BI secures US$500 million in standby loans
BI secures US$500 million in standby loans
By Hendarsyah Tarmizi
SINGAPORE (JP): A syndication of 44 major banks committed themselves yesterday to providing Bank Indonesia with US$500 million in fresh standby loans with a maturity of eight years.
The loans, carrying an annual interest rate of 0.625 of a percent above the London Inter-bank Offered Rates, will be used by the Indonesian central bank to back up the country's balance of payments.
Bank Indonesia's managing director for foreign affairs, Paul Sutopo, said that the loan facility would be cashed only if the central bank feels it necessary.
The loans would carry a commitment fee of 0.31 percent per annum.
"The standby loan is one of Bank Indonesia's monetary tools to back up its foreign reserves," he told journalists following the signing of the standby loan commitment.
The loans, one of a series signed by the central bank since 1984, were arranged by six major banks, including Banque Nationale de Paris, Chase Manhattan, DKB Asia Limited, and Dresdner (South East Asia Limited). The loan facility is also supported by 38 other major banks.
Sutopo said the number of banks taking part in the new standby loan facility is much bigger than last year, reflecting improved international support for Indonesia.
"The interest rate of the new standby facility is similar to that on the previous loans," he said. "But overall, the terms and conditions of this new facility are much more flexible."
Sutopo said that the central bank had to secure the new standby loans to maintain the level of its standby loans at $2 billion.
"About $500 million of the old standby loans have matured and we, therefore, needed to secure a similar amount of new standby loans," Sutopo said.
The central bank began using a standby loan facility in 1984 as a debt instrument to support the country's balance of payments. The loans have been gradually increased to the $2- billion level.
Such a debt instrument is essential to enable Indonesia to curb the negative impact of the globalization of the world's financial markets.
"The globalization of the world's financial sector does not only mean an increase in the inflows of much needed capital but also means highly-disruptive capital outflows," he said.
In addition to the standby loan facilities, Bank Indonesia has also signed agreements on bilateral cooperation with central banks and monetary authorities in Asia and Australia to cushion possible massive outflows of foreign funds.

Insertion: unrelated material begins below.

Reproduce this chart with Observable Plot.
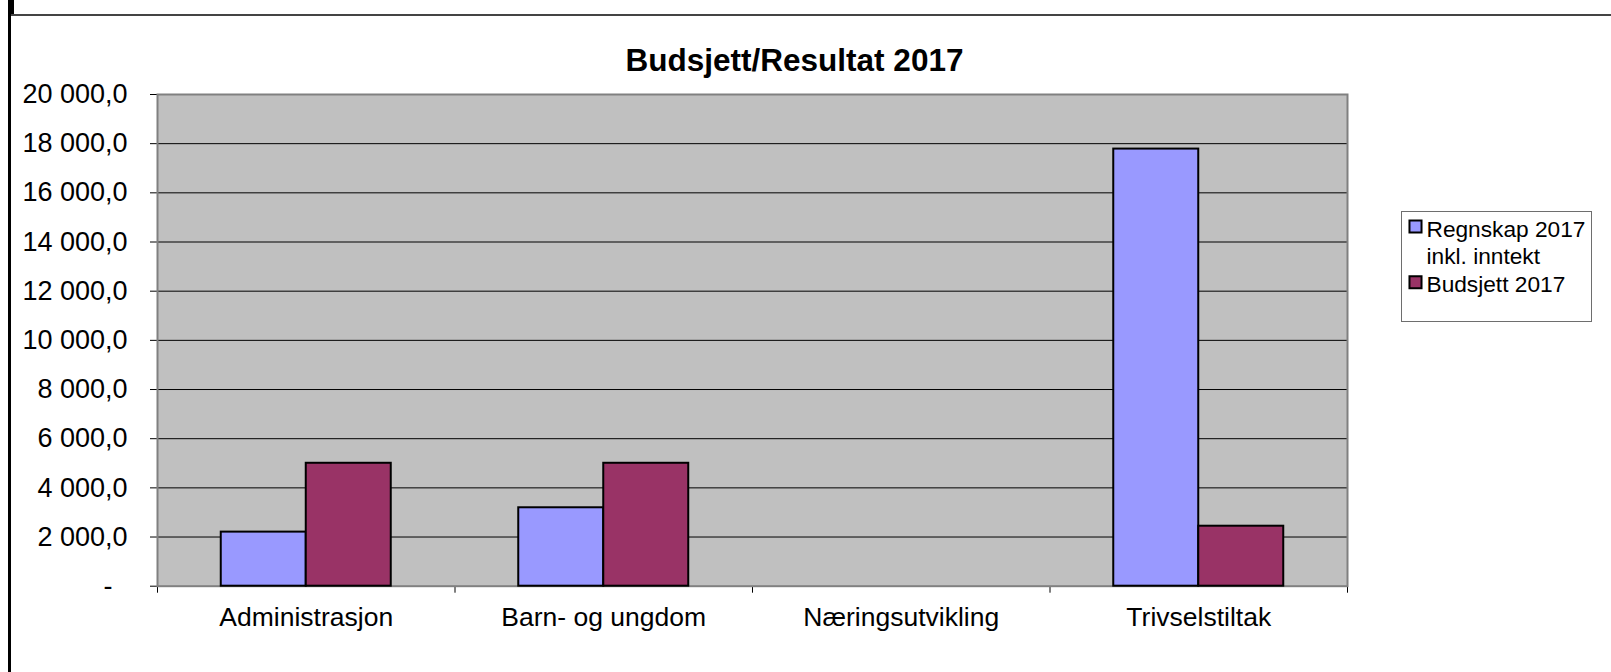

The most recent deals were the repurchase (repo) agreements with six Asian and Australian central banks.
Sutopo said the repo agreements will enable each central bank in the region to sell their U.S. dollar-denominated treasury notes to their counterparts for fresh cash under a repurchase basis.

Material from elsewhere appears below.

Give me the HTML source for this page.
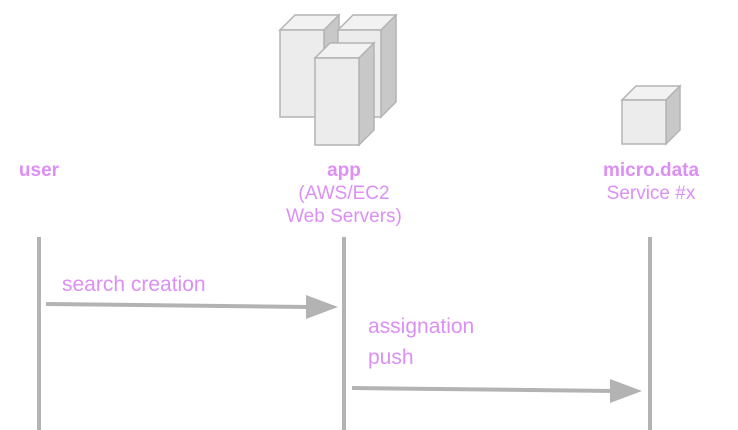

"These agreements have been aimed at enhancing regional stability -- not by attempting to eliminate speculation all together but rather to make speculation a more lose-lose situation," he explained.
The so-called repo deals were signed following massive withdrawals of short-term foreign funds from Mexico in December, 1994.
Mexico fell into economic chaos after devaluing the peso in December 1994 during a balance of payments crisis. The crisis triggered fears of similar devaluations in Asia, with the Thai baht, the Hong Kong dollar, the Philippine peso and the Indonesian rupiah coming under speculative attacks due to the domino affect of the Mexican tragedy.
According to JP Morgan's commercial banking subsidiary, Morgan Guaranty, Indonesia's latest economic indicators have proved better than expected.
The closely-watched trade balance came firmly into the black at $847.5 million in February, the fifth consecutive month of strong showings in excess of $500 million, the bank said.
The country's official foreign exchange reserves climbed steadily from $14.2 billion as of last October to $16 billion at the end of April.